Que los gobiernos anden y acaben mal se ha convertido en un lugar común en el mundo, como es también un lugar común que las crisis políticas y los éxitos económicos vayan por cuerdas separadas, hasta que el toque de alarma llegue demasiado tarde.
Que los Estados, garantes institucionales del funcionamiento ordenado de los países, de sus balances de poderes y de sus políticas públicas, enfrenten el grave riesgo de colapsar en sus acciones primordiales, llama a una urgente preocupación mundial, pues de esas acciones primordiales de los Estados depende fundamentalmente la suerte de la salud, la educación, la seguridad, la justicia, las libertades democráticas y los derechos humanos de millones de personas.
Se hace más necesario que nunca sostener y salvar las instituciones y políticas de Estado, dotándolas de la estabilidad y continuidad que los gobiernos no pueden darles.
¿No es que los gobiernos pasan y los Estados quedan? Lo que no puede ser es que los Estados, llamados a perdurar, tengan que pasar por el síndrome de transitoriedad de los gobiernos.
La insatisfacción social frente a los sistemas democráticos hunde sus raíces en la discontinuidad y el deterioro de la gestión pública de la misma manera que en la confusión de roles entre el Gobierno y el Estado. Si el Gobierno está para servir al Estado, ocurre que el Estado termina sirviendo al Gobierno o a otros poderes e intereses.

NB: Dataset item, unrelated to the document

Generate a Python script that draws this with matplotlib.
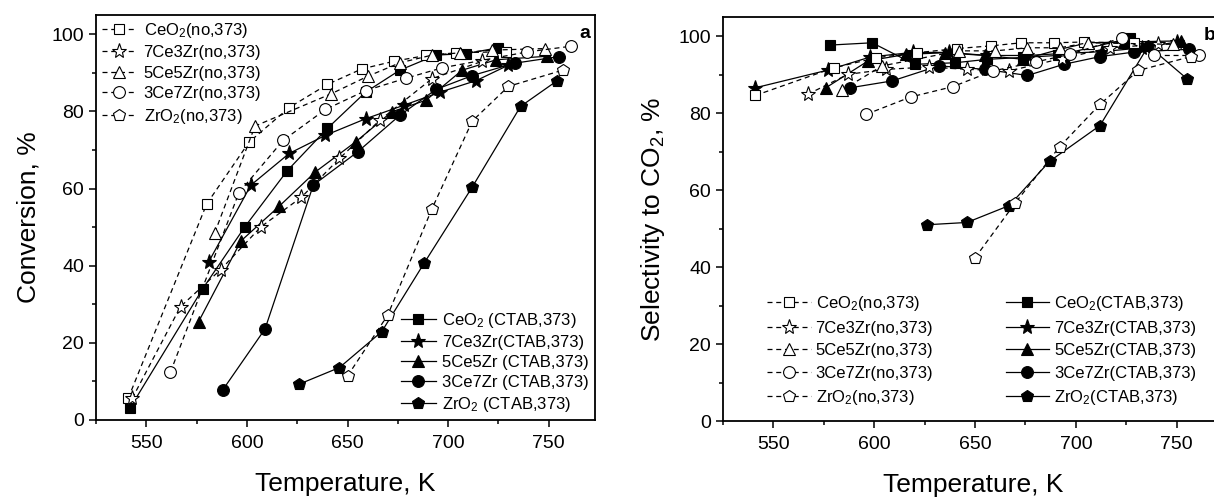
import matplotlib
matplotlib.use("Agg")
import matplotlib.pyplot as plt
from matplotlib.ticker import MultipleLocator

plt.rcParams['font.family'] = ['Liberation Sans', 'DejaVu Sans']
plt.rcParams['mathtext.fontset'] = 'custom'
plt.rcParams['mathtext.rm'] = 'Liberation Sans'
plt.rcParams['mathtext.it'] = 'Liberation Sans:italic'
plt.rcParams['mathtext.bf'] = 'Liberation Sans:bold'

# ---------------- Panel a: conversion ----------------
T_ceo2_no = [541, 580, 601, 621, 640, 657, 673, 689, 704, 729]
C_ceo2_no = [5.6, 56, 72, 81, 87, 91, 93, 94.5, 95.2, 95.5]
T_73_no = [543, 567, 587, 607, 627, 646, 666, 692, 717]
C_73_no = [5.6, 29.4, 39, 50.1, 57.7, 67.8, 77.7, 88.5, 93]
T_55_no = [584, 604, 642, 660, 676, 692, 706, 722, 748]
C_55_no = [48.5, 76.2, 84.6, 89.1, 92.6, 94.6, 95.2, 95.9, 96.3]
T_37_no = [562, 596, 618, 639, 659, 679, 697, 739, 761]
C_37_no = [12.4, 58.9, 72.5, 80.5, 85.4, 88.6, 91.3, 95.4, 96.9]
T_zr_no = [650, 670, 692, 712, 730, 757]
C_zr_no = [11.4, 27.2, 54.8, 77.5, 86.5, 90.7]

T_ceo2_ct = [542, 578, 599, 620, 640, 659, 676, 694, 709, 725]
C_ceo2_ct = [3.2, 34, 50.1, 64.6, 75.6, 85, 90.7, 94.6, 95, 96.5]
T_73_ct = [581, 602, 621, 639, 659, 678, 696, 714, 730]
C_73_ct = [41, 60.9, 69.1, 73.8, 78.1, 81.6, 85, 88, 92]
T_55_ct = [576, 597, 616, 634, 654, 672, 689, 707, 724, 749]
C_55_ct = [25.5, 46.4, 55.4, 64.3, 72.1, 79.9, 82.9, 90.7, 93.4, 94.3]
T_37_ct = [588, 609, 633, 655, 676, 694, 712, 733, 755]
C_37_ct = [7.8, 23.6, 60.9, 69.5, 79, 85.7, 89.3, 92.5, 94.2]
T_zr_ct = [626, 646, 667, 688, 712, 736, 754]
C_zr_ct = [9.3, 13.6, 22.9, 40.6, 60.4, 81.3, 87.9]

# ---------------- Panel b: selectivity ----------------
Tb_ceo2_no = [541, 580, 601, 621, 641, 658, 673, 689, 704, 729]
S_ceo2_no = [84.6, 91.8, 94.4, 95.7, 96.8, 97.5, 98.3, 98.3, 98.5, 98.2]
Tb_73_no = [567, 587, 606, 627, 646, 667, 693, 717, 741]
S_73_no = [84.9, 90.1, 91.4, 92, 91.4, 91, 94.2, 97, 97.9]
Tb_55_no = [584, 604, 642, 660, 676, 692, 706, 748]
S_55_no = [86, 92.3, 96.2, 96.2, 97, 97, 98.3, 97.9]
Tb_37_no = [596, 618, 639, 659, 680, 697, 723, 739, 761]
S_37_no = [79.7, 84.2, 86.9, 91, 93.3, 95.3, 99.6, 95, 95]
Tb_zr_no = [650, 670, 692, 712, 731, 757]
S_zr_no = [42.4, 56.7, 71.3, 82.3, 91.1, 94.7]

Tb_ceo2_ct = [578, 599, 620, 640, 656, 674, 691, 727]
S_ceo2_ct = [97.7, 98.3, 92.7, 93.1, 94, 94.5, 95, 99.5]
Tb_73_ct = [541, 577, 598, 619, 637, 656, 676, 693, 713, 733, 750]
S_73_ct = [86.6, 91.2, 94.6, 95.8, 95.8, 95, 95, 95.5, 96, 97, 98.5]
Tb_55_ct = [576, 597, 616, 635, 655, 674, 692, 706, 724, 752]
S_55_ct = [86.6, 93.6, 95.3, 95.7, 95, 94, 96.6, 98.3, 98.5, 98.8]
Tb_37_ct = [588, 609, 632, 655, 676, 694, 712, 729, 756]
S_37_ct = [86.6, 88.4, 92.3, 91.4, 89.8, 92.7, 94.7, 95.9, 96.6]
Tb_zr_ct = [626, 646, 667, 687, 712, 736, 755]
S_zr_ct = [51, 51.6, 56, 67.5, 76.8, 97.5, 89]

markers = ['s', '*', '^', 'o', 'p']
msizes = [7.5, 11, 8.5, 8.5, 9]

labels_a_no = ['CeO$_2$(no,373)', '7Ce3Zr(no,373)', '5Ce5Zr(no,373)', '3Ce7Zr(no,373)', 'ZrO$_2$(no,373)']
labels_a_ct = ['CeO$_2$ (CTAB,373)', '7Ce3Zr(CTAB,373)', '5Ce5Zr (CTAB,373)', '3Ce7Zr (CTAB,373)', 'ZrO$_2$ (CTAB,373)']
labels_b_no = ['CeO$_2$(no,373)', '7Ce3Zr(no,373)', '5Ce5Zr(no,373)', '3Ce7Zr(no,373)', 'ZrO$_2$(no,373)']
labels_b_ct = ['CeO$_2$(CTAB,373)', '7Ce3Zr(CTAB,373)', '5Ce5Zr(CTAB,373)', '3Ce7Zr(CTAB,373)', 'ZrO$_2$(CTAB,373)']

A_no = [(T_ceo2_no, C_ceo2_no), (T_73_no, C_73_no), (T_55_no, C_55_no), (T_37_no, C_37_no), (T_zr_no, C_zr_no)]
A_ct = [(T_ceo2_ct, C_ceo2_ct), (T_73_ct, C_73_ct), (T_55_ct, C_55_ct), (T_37_ct, C_37_ct), (T_zr_ct, C_zr_ct)]
B_no = [(Tb_ceo2_no, S_ceo2_no), (Tb_73_no, S_73_no), (Tb_55_no, S_55_no), (Tb_37_no, S_37_no), (Tb_zr_no, S_zr_no)]
B_ct = [(Tb_ceo2_ct, S_ceo2_ct), (Tb_73_ct, S_73_ct), (Tb_55_ct, S_55_ct), (Tb_37_ct, S_37_ct), (Tb_zr_ct, S_zr_ct)]

W, H = 1214, 499
fig = plt.figure(figsize=(W / 100, H / 100), dpi=100)
axa = fig.add_axes([96 / W, 79 / H, 499 / W, 405 / H])
axb = fig.add_axes([723 / W, 78 / H, 500 / W, 404 / H])

TICK_FS = 14
LAB_FS = 19
LEG_FS = 12


def draw(ax, no_sets, ct_sets, lab_no, lab_ct):
    h_ct = []
    for (x, y), m, ms, lab in zip(ct_sets, markers, msizes, lab_ct):
        l, = ax.plot(x, y, color='black', lw=0.9, marker=m, ms=ms, mfc='black',
                     mec='black', mew=0.8, label=lab, zorder=2)
        h_ct.append(l)
    h_no = []
    for (x, y), m, ms, lab in zip(no_sets, markers, msizes, lab_no):
        l, = ax.plot(x, y, color='black', lw=0.9, ls=(0, (4, 3)), marker=m, ms=ms,
                     mfc='white', mec='black', mew=0.8, label=lab, zorder=3)
        h_no.append(l)
    ax.set_xlim(525, 773)
    ax.set_ylim(0, 105)
    ax.xaxis.set_major_locator(MultipleLocator(50))
    ax.xaxis.set_minor_locator(MultipleLocator(25))
    ax.yaxis.set_major_locator(MultipleLocator(20))
    ax.yaxis.set_minor_locator(MultipleLocator(10))
    ax.tick_params(which='both', direction='out', top=False, right=False,
                   labelsize=TICK_FS, width=1.1)
    ax.tick_params(which='major', length=5)
    ax.tick_params(which='minor', length=3)
    ax.tick_params(axis='x', which='major', pad=6)
    for s in ax.spines.values():
        s.set_linewidth(1.3)
    ax.set_xlabel('Temperature, K', fontsize=LAB_FS, labelpad=14)
    return h_no, h_ct


h_no, h_ct = draw(axa, A_no, A_ct, labels_a_no, labels_a_ct)
axa.set_ylabel('Conversion, %', fontsize=LAB_FS, labelpad=8)
leg1 = axa.legend(handles=h_no, loc='upper left', bbox_to_anchor=(0.0, 1.0),
                  frameon=False, fontsize=LEG_FS, handlelength=2.1, handletextpad=0.4,
                  labelspacing=0.33, borderaxespad=0.25, borderpad=0.1)
axa.add_artist(leg1)
axa.legend(handles=h_ct, loc='lower right', bbox_to_anchor=(1.0, 0.0),
           frameon=False, fontsize=LEG_FS, handlelength=2.1, handletextpad=0.4,
           labelspacing=0.3, borderaxespad=0.25, borderpad=0.1)
axa.text(0.968, 0.975, 'a', transform=axa.transAxes, ha='left', va='top',
         fontsize=14, fontweight='bold')

h_no, h_ct = draw(axb, B_no, B_ct, labels_b_no, labels_b_ct)
axb.set_ylabel('Selectivity to CO$_2$, %', fontsize=LAB_FS, labelpad=8)
leg2 = axb.legend(handles=h_no, loc='lower left', bbox_to_anchor=(0.085, 0.03),
                  frameon=False, fontsize=LEG_FS, handlelength=2.6, handletextpad=0.3,
                  labelspacing=0.45, borderaxespad=0.0, borderpad=0.1)
axb.add_artist(leg2)
axb.legend(handles=h_ct, loc='lower left', bbox_to_anchor=(0.562, 0.03),
           frameon=False, fontsize=LEG_FS, handlelength=2.6, handletextpad=0.3,
           labelspacing=0.45, borderaxespad=0.0, borderpad=0.1)
axb.text(0.962, 0.975, 'b', transform=axb.transAxes, ha='left', va='top',
         fontsize=14, fontweight='bold')

fig.savefig('out.png', dpi=100)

La diferencia entre estándares de éxito en países del Primer y Segundo Mundo y otros de fracaso en países del Tercer y Cuarto Mundo radica en que, en el primer caso, los Estados son garantes de estabilidad de las políticas públicas, y, en el segundo caso, los Estados caen en el mismo fácil desgaste y desprestigio de los gobiernos.
La confusión de roles entre Gobierno y Estado suele ser percibido, pero no enfrentado ni resuelto. No es un problema de incompetencia. Es un problema de meterse en el tablero de mandos del otro. O como ocurre en el Perú, donde el presidente es el jefe de Gobierno y el jefe del Estado. Tiene dos tableros de mando en sus manos, lo que hace, por ejemplo, que el ministro del Interior amenace inconstitucionalmente a futuros miembros del Congreso con quitarles la seguridad policial, o que el presidente Martín Vizcarra salga a decir que es jefe de Gobierno y no jefe del Estado, en un lapsus nervioso, quizás por rehuir alguna responsabilidad a futuro frente a la demanda de la empresa brasileña Odebrecht. El mandatario sostiene no haber sabido nada de los entendimientos de dos exministros suyos y de un procurador con Odebrecht, como podría pasar que tampoco sepa muchas otras cosas al interior del Gobierno que conciernen al Estado.
Como jefe y representante del Estado, Vizcarra puede celebrar y suscribir tratados internacionales y hasta ocuparse de sus controversias. No es una función protocolar tener la potestad de declarar la guerra y firmar la paz. Y así fuese su función protocolar, él no debería negarla. La Constitución lo señala claramente. El presidente es el jefe del Estado y personifica a la nación.
Contra el extraño repliegue de Vizcarra en el tema, ya es hora de que las democracias latinoamericanas ajusten su diseño constitucional para que los presidentes sean más jefes del Estado que jefes de Gobierno, haciendo descansar esta segunda función, como podría ser en el caso peruano, en el mal llamado primer ministro. Así tendríamos jefes de Estado reales y no decorativos, velando por la institucionalidad perdurable en lugar de agitar la transitoriedad gubernamental, preocupados por afianzar la separación de poderes en lugar de pretender debilitarla.
En las monarquías constitucionales la jefatura de Estado no es protocolar. Ellas pueden tener sus protocolos, que es distinto. Reyes y reinas constituyen la última instancia del poder. Velan por la estabilidad política de sus países.
No hay ficción: estamos ante jefes de Estado (en la forma que fuese) o ante jefes de nada.